Efficiency of incremental builds on inbound
Contrary to try, most other branches, like inbound, don’t start builds from an empty tree. They start from the result of the previous build for the same branch on the same slave. But sometimes that doesn’t work well, so we need to clobber (which means we remove the old build tree and start from scratch again). When that happens, we usually trigger a clobber on all subsequent builds for the branch. Or sometimes we just declare a slave too old and do a periodic clobber. Or sometimes a slave just doesn’t have a previous build tree.
As I mentioned in the previous post about ccache efficiency, the fact that so many builds run on different slaves may hinder those incremental builds. Let’s get numbers.
Taking the same sample of builds as before (spanning across 10 days after the holidays), I gathered some numbers for linux64 opt and macosx64 opt builds, based on the number of files ccache built: when starting from a previous build, ccache is not invoked as much (or so would we like), and that shows up in its stats.
The sample is 408 pushes, including a total of 1454 changesets. Of those pushes:
- 344 had a linux64 opt build, 2 of which were retriggered because of a failure, for a total of 346 builds
- 377 had a macosx64 opt build, 12 of which were retriggered because of a failure, and 6 more were retriggered for some other reason, for a total of 397 builds. This doesn’t line up because 2 pushes had their build retriggered twice.
It’s interesting to see how many builds we actually skip, most probably because of coalescing. I’d argue this is too many, but I haven’t looked exactly how many of those are legitimate “no need to build this because it is android only” or similar patterns.

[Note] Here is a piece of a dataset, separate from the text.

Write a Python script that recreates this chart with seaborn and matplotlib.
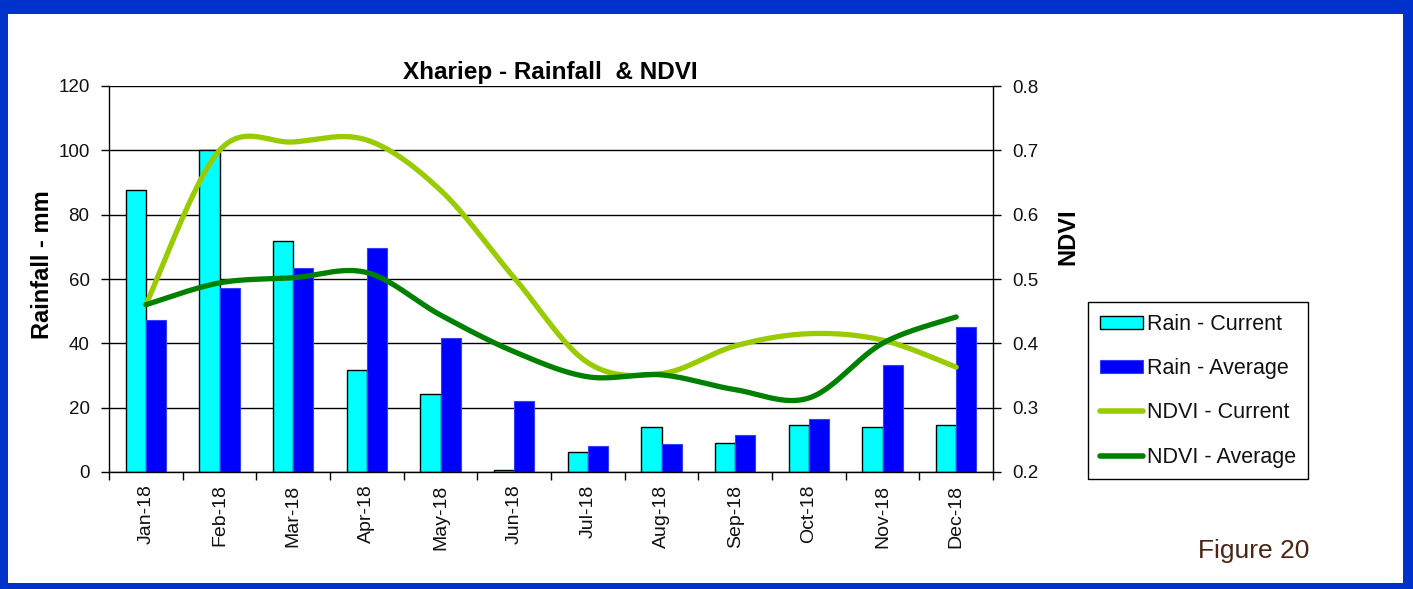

Armed with an AWS linux builder, I replayed those 408 pushes in an optimal setup: no clobber besides those requested by the build system itself, all pushes built on the same machine, in the order they land. I however didn’t skip builds like the actual slaves do, but this really doesn’t matter anyways since they are not building consecutive pushes anyways. Note configure was rerun for every push because of how my builder handles pulling from mercurial. We don’t do that on build slaves but I’d argue we should, it would avoid plenty of build system level clobbers, and many “fun” build failures.
Of those 408 pushes, 6 requested a clobber at the build system level. But the numbers are very different on build slaves:
- On linux, out of 346 builds:
- 19 had a clobber by the build system
- 8 had a forced clobber (when using the clobberer)
- 1 had a periodic clobber
- 162 (!) had no previous build tree at all for whatever reason (purged previously, or new slave)
- for a total of 190 builds ending up starting with no previous build tree (54.9%)
- On mac, out of 397 builds:
- 23 had a clobber by the build system
- 31 had a forced clobber
- 34 had no previous build tree at all
- for a total of 88 builds with no previous build tree (22.2%)
2014-02-05 03:57:49+0900
Responses are currently closed, but you can trackback from your own site.
2014-02-05 05:36:03+0900
So it sounds like for a given amount of capacity, a smaller pool of faster builders would perform better than a larger pool of slower builders. Is this something we have any control over with AWS?
2014-02-05 07:49:11+0900
Unfortunately, faster builders don’t necessarily yield in much faster builds because there are many things that are not parallelized during builds. So the point is more that several smaller pools of the same builders would perform better than a global pool of those builders.